Jan 31, 2017

Culturally Responsive Teaching and Social and Emotional Learning Are Insufficient to Address the Academic Deficiencies and Knowledge-Deprivation of Students in the Minneapolis Public Schools


What do these topics from the world of knowledge have in common?

 

>>>>>    The nature of the Big Bang and the approximate age (13.8 billion years) of the universe

 

>>>>>    The evolution of life on earth, including rudimentary life forms, plants and animals, then the sequential presence of Australopithecus, homo habilis, and homo erectus, culminating in the appearance of about 100,000 years ago

 

>>>>>    The anthropological distinction between culture and civilization, with an ability to give salient representations of the first of these on earth

 

>>>>>    Major historical events and civilizations such as those of the Greeks and Romans;  Qin and Han Dynasty China;  the pre-Mughal and Mughal empires of India; the great west African empires of Ghana, Mali, and Songhai;  the key actors and ideas of the Renaissance, Reformation, and Enlightenment

 

>>>>>    The difference in the terms Christian, Protestant and Roman Catholic

 

>>>>>    The ways in which Judaism gave rise to Christianity and Hinduism gave rise to Buddhism

 

>>>>>    The historical and current differences between Shiite and Sunni Muslims

 

>>>>>    The historical currents of West Asia and Central Asia, with specific reference to the nations of Iraq, Syria, and Afghanistan

 

>>>>>    The essential difference in the physics of Isaac Newton and Albert Einstein

 

>>>>>    The difference in the psychological theories and research of Sigmund Freud and B. F. Skinner

 

>>>>>    The difference between federal deficit and debt;  the structure of the U. S. federal budget;  how the latter involves fiscal policy, while the Chair Janet Yellen and the Federal Reserve Board of Governors determine monetary policy, largely independent of the executive and legislative branches

 

>>>>>    How  the Electoral College works

 

>>>>>    The many complex and nuanced meanings of such terms as liberal, conservative, and communist

 

The answer to the questions, “What do these topics from the world of knowledge have in common?,”

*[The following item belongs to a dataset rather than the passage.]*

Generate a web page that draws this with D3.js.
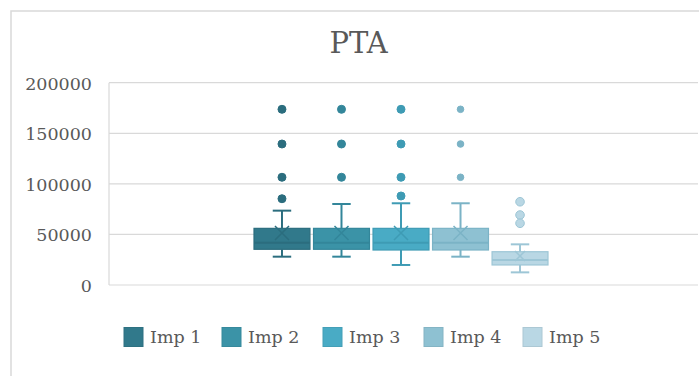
<!DOCTYPE html>
<html>
<head>
<meta charset="utf-8">
<script src="https://cdn.jsdelivr.net/npm/d3@7"></script>
<style>
  html, body { margin: 0; padding: 0; background: #fff; }
  svg { display: block; }
</style>
</head>
<body>
<svg id="chart" width="699" height="376"></svg>
<script>
// Series names and colours
const seriesNames = ["Imp 1", "Imp 2", "Imp 3", "Imp 4", "Imp 5"];
const seriesFill = ["#31798b", "#3b93a7", "#49abc5", "#8ec1d2", "#b9d7e4"];
const seriesLine = ["#2b6d7e", "#33869a", "#3e9bb4", "#7bb3c6", "#9dc6d6"];

// Five-number summaries per series
const whiskerLow = [28000, 28000, 19800, 28000, 12500];
const quartile1  = [35300, 35300, 34600, 34600, 19800];
const medians    = [41800, 41800, 41800, 41800, 24700];
const quartile3  = [56000, 56000, 56000, 56000, 32900];
const whiskerHigh= [73500, 80100, 80800, 80800, 40200];
const means      = [51400, 51400, 51400, 51400, 28700];

// Outlying points per series
const outliers = [
  [173700, 139400, 106500, 85300],
  [173700, 139400, 106500],
  [173700, 139400, 106500, 88000],
  [173700, 139400, 106500],
  [82300, 69200, 61000]
];

const yTicks = [0, 50000, 100000, 150000, 200000];

const svg = d3.select("#chart");
const textColor = "#595959";
const gridColor = "#d9d9d9";
const serif = "'DejaVu Serif', 'Liberation Serif', serif";

// Chart frame
svg.append("rect")
  .attr("x", 11).attr("y", 11)
  .attr("width", 720).attr("height", 400)
  .attr("fill", "none")
  .attr("stroke", gridColor)
  .attr("stroke-width", 1.5);

// Title
svg.append("text")
  .attr("x", 358.5).attr("y", 53)
  .attr("text-anchor", "middle")
  .attr("font-family", serif)
  .attr("font-size", 29)
  .attr("fill", textColor)
  .text("PTA");

const plot = { left: 109, right: 698, top: 82.7, bottom: 285 };

const y = d3.scaleLinear().domain([0, 200000]).range([plot.bottom, plot.top]);

// Gridlines
svg.append("g").selectAll("line")
  .data(yTicks)
  .join("line")
  .attr("x1", plot.left).attr("x2", plot.right)
  .attr("y1", d => y(d)).attr("y2", d => y(d))
  .attr("stroke", gridColor)
  .attr("stroke-width", 1.2);

svg.append("line")
  .attr("x1", plot.left).attr("x2", plot.left)
  .attr("y1", plot.top).attr("y2", plot.bottom)
  .attr("stroke", gridColor)
  .attr("stroke-width", 1.2);

// Y axis labels
const yAxis = d3.axisLeft(y).tickValues(yTicks).tickSize(0).tickPadding(0).tickFormat(d3.format("d"));
const yg = svg.append("g")
  .attr("transform", `translate(92,0)`)
  .call(yAxis);
yg.select(".domain").remove();
yg.selectAll("text")
  .attr("font-family", serif)
  .attr("font-size", 17.5)
  .attr("fill", textColor)
  .attr("dy", "0.36em");

// Series positions within the single category
const x = d3.scaleBand().domain(seriesNames).range([254, 548]).paddingInner(0.06);
const bw = x.bandwidth();

const boxes = svg.append("g");
seriesNames.forEach((name, i) => {
  const cx = x(name) + bw / 2;
  const g = boxes.append("g");
  const line = seriesLine[i];
  const cap = bw * 0.33;

  // Whiskers
  g.append("line")
    .attr("x1", cx).attr("x2", cx)
    .attr("y1", y(whiskerHigh[i])).attr("y2", y(quartile3[i]))
    .attr("stroke", line).attr("stroke-width", 2);
  g.append("line")
    .attr("x1", cx).attr("x2", cx)
    .attr("y1", y(quartile1[i])).attr("y2", y(whiskerLow[i]))
    .attr("stroke", line).attr("stroke-width", 2);
  [whiskerHigh[i], whiskerLow[i]].forEach(v => {
    g.append("line")
      .attr("x1", cx - cap / 2).attr("x2", cx + cap / 2)
      .attr("y1", y(v)).attr("y2", y(v))
      .attr("stroke", line).attr("stroke-width", 2);
  });

  // Box
  g.append("rect")
    .attr("x", x(name)).attr("width", bw)
    .attr("y", y(quartile3[i]))
    .attr("height", y(quartile1[i]) - y(quartile3[i]))
    .attr("fill", seriesFill[i])
    .attr("stroke", line).attr("stroke-width", 1.2);

  // Median
  g.append("line")
    .attr("x1", x(name)).attr("x2", x(name) + bw)
    .attr("y1", y(medians[i])).attr("y2", y(medians[i]))
    .attr("stroke", line).attr("stroke-width", 2);

  // Mean marker
  const m = i < 4 ? 7 : 5;
  const my = y(means[i]);
  g.append("path")
    .attr("d", `M${cx - m},${my - m}L${cx + m},${my + m}M${cx - m},${my + m}L${cx + m},${my - m}`)
    .attr("stroke", line).attr("stroke-width", 1.5).attr("fill", "none");

  // Outliers
  g.selectAll("circle")
    .data(outliers[i])
    .join("circle")
    .attr("cx", cx).attr("cy", d => y(d))
    .attr("r", i < 3 ? 4 : (i === 3 ? 3.3 : 4.3))
    .attr("fill", i < 4 ? line : seriesFill[i])
    .attr("stroke", line).attr("stroke-width", 1);
});

// Legend
const legendX = [124, 222, 323, 424, 523];
const legend = svg.append("g");
seriesNames.forEach((name, i) => {
  legend.append("rect")
    .attr("x", legendX[i]).attr("y", 327.5)
    .attr("width", 19).attr("height", 19)
    .attr("fill", seriesFill[i])
    .attr("stroke", d3.color(seriesFill[i]).darker(0.2)).attr("stroke-width", 1);
  legend.append("text")
    .attr("x", legendX[i] + 26).attr("y", 343)
    .attr("font-family", serif)
    .attr("font-size", 17.5)
    .attr("fill", textColor)
    .text(name);
});
</script>
</body>
</html>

could be many;  my emphasis here is that my students in the New Salem Educational Initiative come to me from the Minneapolis Public Schools (MPS) inevitably with little information on any of these topics.  When we read serious magazine, newspaper, and journal articles;  or train to take the ACT;  I have to take great amounts of time teaching mini-courses because my students have learned so little in the abysmal MPS schools.

 

The Culturally Responsive Teaching emphasized by MPS Teaching and Learning Director Macarre Traynham;  and the Social and Emotional Learning stressed by new Superintendent Ed Graff are not ever going to address the sort of knowledge-deficiency exhibited by the students of the Minneapolis Public Schools.

 

We should by all means train our teachers to be culturally knowledgeable and responsive;  and nurture our precious young people to internalize self and mutual respect.

 

But then the goal of an excellent education should be the impartation of vast reams of knowledge so that students go forth to lives of cultural enrichment, civic preparation, and professional satisfaction.

 

Both of my nearly complete books, Fundamentals of an Excellent Liberal Arts Education;  and Understanding the Minneapolis Public Schools:  Current Condition, Future Prospect, are written in response to the terrible quality of education delivered by the Minneapolis Public Schools.

 

The first book provides the liberal arts portion (economics, political science, psychology, world religions, world history, American history, African American history, literature, fine arts, English usage, mathematics, biology, chemistry, and physics) of an excellent education that should across the K-12 years also include the technological and vocational arts.

 

The second exposes the failure of the Minneapolis Public Schools to deliver such an education and provides the philosophical and organizational underpinning that will be necessary to do so.

 

What is at stake is our ability to deliver a favorable answer to another vital question:

 

Will our nation ever be the democracy that we imagine ourselves to be?